Leaving an incident attack running is like leaving the fire burning in the building - this is what most companies are guarding against.
Why is cyber security important?
Unsurprisingly, cyber attacks are currently more focused on the rapidly-growing remote workforce. As a result, companies are prioritising to relook at their cyber strategies to manage and resolve current challenges.
- Challenges that the workforce is facing during such times include:
- Physical access to work – as more people work remotely, most documents and systems need to be accessed digitally
- Rise of unknown assets on network
- Lack of an effective global IT governance
- Regional budget and control vs global strategy
- Language and time-zone barriers
Below are some examples of attacks and tactics that are growing within this space.
- Trending attacks:
- VPN – attacking known vulnerabilities in unpathed/non upgraded VPNs
- Phishing emails that compromises networks
- Misconfigured firewalls
- Trending tactics:
- Lying Off the Land (LOTL) attacks – attacking on python, powershell, perl, batch, JScipt, VBScript
- Red teaming/penetration testing tools like CobaltStrike
- Ransomware Deployment normally after sufficient victiom network is compromised
- Data theft and IR engagement
DFIR and its role in Corporate Investigations
Corporate Investigation is a systematic research conducted to attain information to address suspected violations. These violations include lack of adherence to compliance rules or code of conduct, fraud, intellectual property theft, or a dispute.

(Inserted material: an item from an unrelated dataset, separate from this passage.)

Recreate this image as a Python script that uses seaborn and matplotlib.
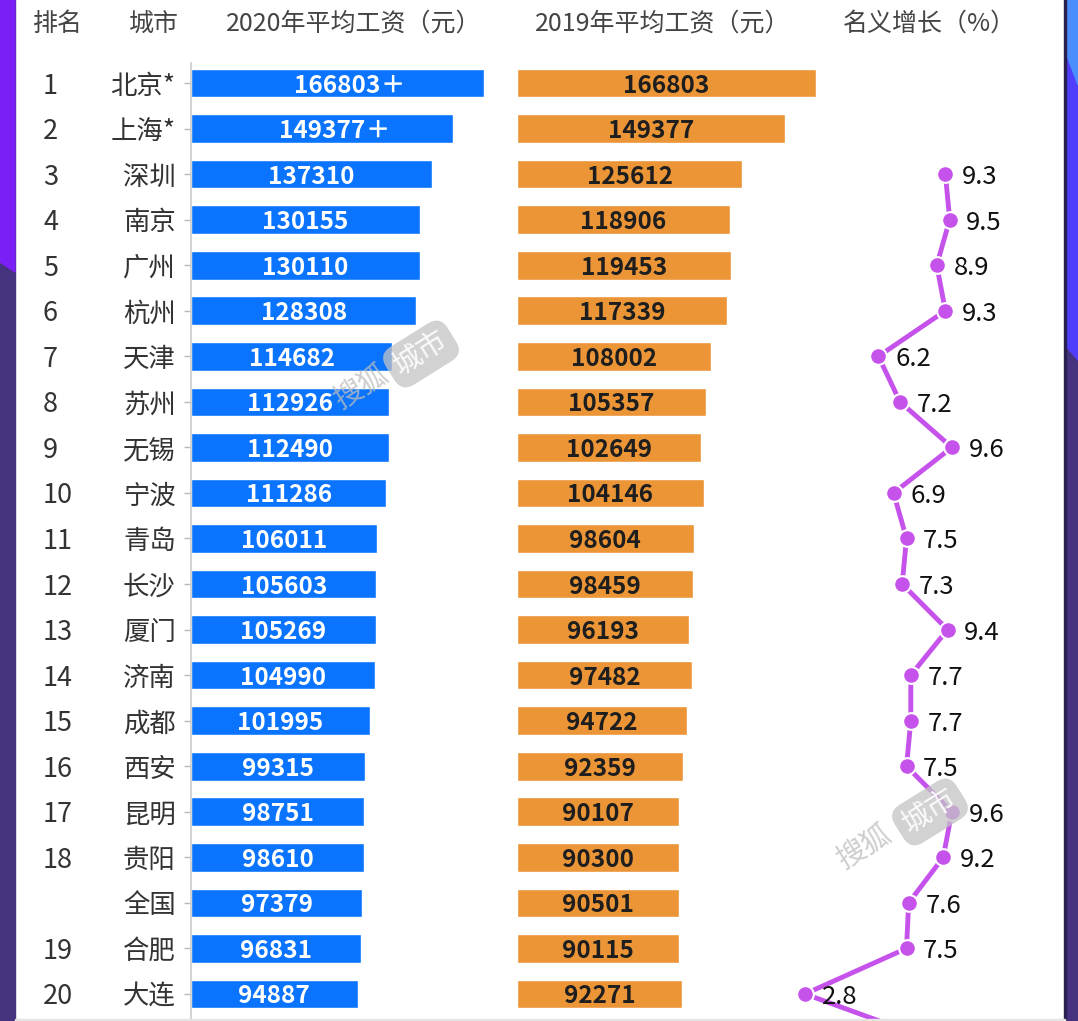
import numpy as np
import pandas as pd
import matplotlib
matplotlib.use("Agg")
import matplotlib.pyplot as plt
import matplotlib.transforms as mtrans
from matplotlib.patches import Polygon, Rectangle
import seaborn as sns

# ---------------- data ----------------
ranks = ['1', '2', '3', '4', '5', '6', '7', '8', '9', '10', '11', '12', '13', '14',
         '15', '16', '17', '18', '', '19', '20']
cities = ['北京*', '上海*', '深圳', '南京', '广州', '杭州', '天津', '苏州', '无锡', '宁波',
          '青岛', '长沙', '厦门', '济南', '成都', '西安', '昆明', '贵阳', '全国', '合肥', '大连']
wage_2020 = [166803, 149377, 137310, 130155, 130110, 128308, 114682, 112926, 112490, 111286,
             106011, 105603, 105269, 104990, 101995, 99315, 98751, 98610, 97379, 96831, 94887]
wage_2020_suffix = ['＋', '＋'] + [''] * 19
wage_2019 = [166803, 149377, 125612, 118906, 119453, 117339, 108002, 105357, 102649, 104146,
             98604, 98459, 96193, 97482, 94722, 92359, 90107, 90300, 90501, 90115, 92271]
growth = [np.nan, np.nan, 9.3, 9.5, 8.9, 9.3, 6.2, 7.2, 9.6, 6.9, 7.5, 7.3, 9.4, 7.7, 7.7,
          7.5, 9.6, 9.2, 7.6, 7.5, 2.8]
growth_next_row = [8.6]   # the cut-off row below the visible area
headers = ['排名', '城市', '2020年平均工资（元）', '2019年平均工资（元）', '名义增长（%）']

# ---------------- style ----------------
sns.set_theme(style='white')
plt.rcParams['font.family'] = ['Noto Sans CJK SC', 'DejaVu Sans']
plt.rcParams['axes.unicode_minus'] = False

W, H = 1078, 1021
fig = plt.figure(figsize=(W / 100, H / 100), dpi=100, facecolor='white')

def fx(px):
    return px / W

def fy(py):
    return 1 - py / H

BLUE = '#0A74FF'
ORANGE = '#EB9537'
PURPLE = '#C652EC'
VA = 'center_baseline'

# side strips of the screenshot
bg = [
    Rectangle((0, 0), fx(15), 1, color='#46337F'),
    Polygon([(0, 1), (fx(15), 1), (fx(15), fy(272)), (0, fy(262))], closed=True, color='#7A1FF6'),
    Rectangle((fx(1065), 0), 1 - fx(1065), 1, color='#46337F'),
    Polygon([(fx(1065), 1), (1, 1), (1, fy(360)), (fx(1065), fy(345))], closed=True, color='#4F3FFD'),
    Polygon([(fx(1065), 1), (1, 1), (1, fy(85)), (fx(1065), fy(50))], closed=True, color='#4A8DFE'),
    Rectangle((fx(1064), 0), fx(2), 1, color='#2A2050'),
    Rectangle((fx(15), 0), fx(1050), fy(1019), color='#E4E4E4'),
]
for p in bg:
    p.set_transform(fig.transFigure)
    fig.patches.append(p)

bottom = fy(1019)
height = fy(63) - bottom
ylim = (20.55, -0.44)

df = pd.DataFrame({'city': cities, 'w2020': wage_2020, 'w2019': wage_2019})

# ---------------- 2020 bars ----------------
ax1 = fig.add_axes([fx(191), bottom, fx(298.6), height])
ax1.set_facecolor('none')
sns.barplot(data=df, x='w2020', y='city', orient='h', color=BLUE, saturation=1,
            width=0.63, ax=ax1)
ax1.set_xlim(0, 170000)
ax1.set_ylim(*ylim)
ax1.set_xlabel('')
ax1.set_ylabel('')
ax1.set_xticks([])
for s in ['top', 'right', 'bottom']:
    ax1.spines[s].set_visible(False)
ax1.spines['left'].set_color('#CCCCCC')
ax1.spines['left'].set_linewidth(1.2)
ax1.tick_params(axis='y', length=5, width=1, color='#BBBBBB', pad=6,
                labelsize=19, labelcolor='#333333', left=True)
for lab in ax1.get_yticklabels():
    lab.set_verticalalignment(VA)
for i, (v, suf) in enumerate(zip(wage_2020, wage_2020_suffix)):
    t = ax1.text(v / 2, i, f'{v}', ha='center', va=VA, color='white',
                 fontsize=17.5, fontweight='bold')
    if suf:
        ax1.annotate(suf, xy=(1, 0.5), xycoords=t, ha='left', va='center',
                     color='white', fontsize=17.5, fontweight='bold')

# rank column
rank_tr = mtrans.blended_transform_factory(fig.transFigure, ax1.transData)
for i, r in enumerate(ranks):
    fig.text(fx(43), i, r, transform=rank_tr, ha='left', va=VA,
             fontsize=19.5, color='#333333')

# ---------------- 2019 bars ----------------
ax2 = fig.add_axes([fx(517), bottom, fx(304.7), height])
ax2.set_facecolor('none')
sns.barplot(data=df, x='w2019', y='city', orient='h', color=ORANGE, saturation=1,
            width=0.63, ax=ax2)
ax2.set_xlim(0, 170000)
ax2.set_ylim(*ylim)
ax2.set_xlabel('')
ax2.set_ylabel('')
ax2.set_xticks([])
ax2.set_yticks([])
for s in ax2.spines.values():
    s.set_visible(False)
for i, v in enumerate(wage_2019):
    ax2.text(v / 2, i, f'{v}', ha='center', va=VA, color='#1E1E1E',
             fontsize=17.5, fontweight='bold')

# ---------------- growth line ----------------
ax3 = fig.add_axes([fx(744.5), bottom, fx(302.4), height])
ax3.set_facecolor('none')
g_all = growth + growth_next_row
pos = list(range(len(g_all)))
sns.lineplot(x=g_all, y=pos, sort=False, estimator=None, color=PURPLE,
             linewidth=3.5, marker='o', markersize=12, markeredgecolor='white',
             markeredgewidth=1.5, ax=ax3)
ax3.set_xlim(0, 14)
ax3.set_ylim(*ylim)
ax3.set_xticks([])
ax3.set_yticks([])
ax3.set_xlabel('')
ax3.set_ylabel('')
for s in ax3.spines.values():
    s.set_visible(False)
for i, g in enumerate(growth):
    if not np.isnan(g):
        ax3.annotate(f'{g}', xy=(g, i), xytext=(12, 0), textcoords='offset points',
                     ha='left', va=VA, fontsize=18.5, color='#111111')

# ---------------- headers ----------------
hx = [58, 154, 354, 663, 929]
for x, h in zip(hx, headers):
    fig.text(fx(x), fy(21), h, ha='center', va=VA, fontsize=18, color='#444444')

# ---------------- watermarks ----------------
for (sx, sy), (cx, cy) in [((362, 388), (421, 354)), ((865, 848), (930, 812))]:
    fig.text(fx(sx), fy(sy), '搜狐', rotation=32, ha='center', va='center',
             fontsize=21, color='#BDBDBD', alpha=0.75, rotation_mode='anchor')
    fig.text(fx(cx), fy(cy), '城市', rotation=32, ha='center', va='center',
             fontsize=21, color='white', alpha=0.9, rotation_mode='anchor',
             bbox=dict(boxstyle='round,pad=0.25,rounding_size=0.5',
                       fc='#C4C4C4', ec='none', alpha=0.75))

fig.savefig('out.png', dpi=100, facecolor='white')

David used a case study to share some key insights to the biggest loopholes that cyber attackers aim for. These include:
- No background checks or periodic checking
- No processes in place for external vendors on security and logistics
- Unauthorised data mechanisms on computers
- Open access to internet
- Inadequate data retention policies
- Faulty procedures and lack of compliance
- Lack of security in tracking logistics
- Compromised customer accounts
All the above suggest massive cyber risks which led to 10,000 fraudulent transactions and USD 8million in losses.
What should companies be aware of moving forward?
Companies have to look at the scope of attacks that are growing in sophistication. This includes the number of impacted endpoints, malicious IP traffic that indicates compromised machines beyond sensor deployment, advance malware and advanced TTPs.
Companies should also look at the issues in terms of operational impact, which involves how the attack might impact their very own customers externally.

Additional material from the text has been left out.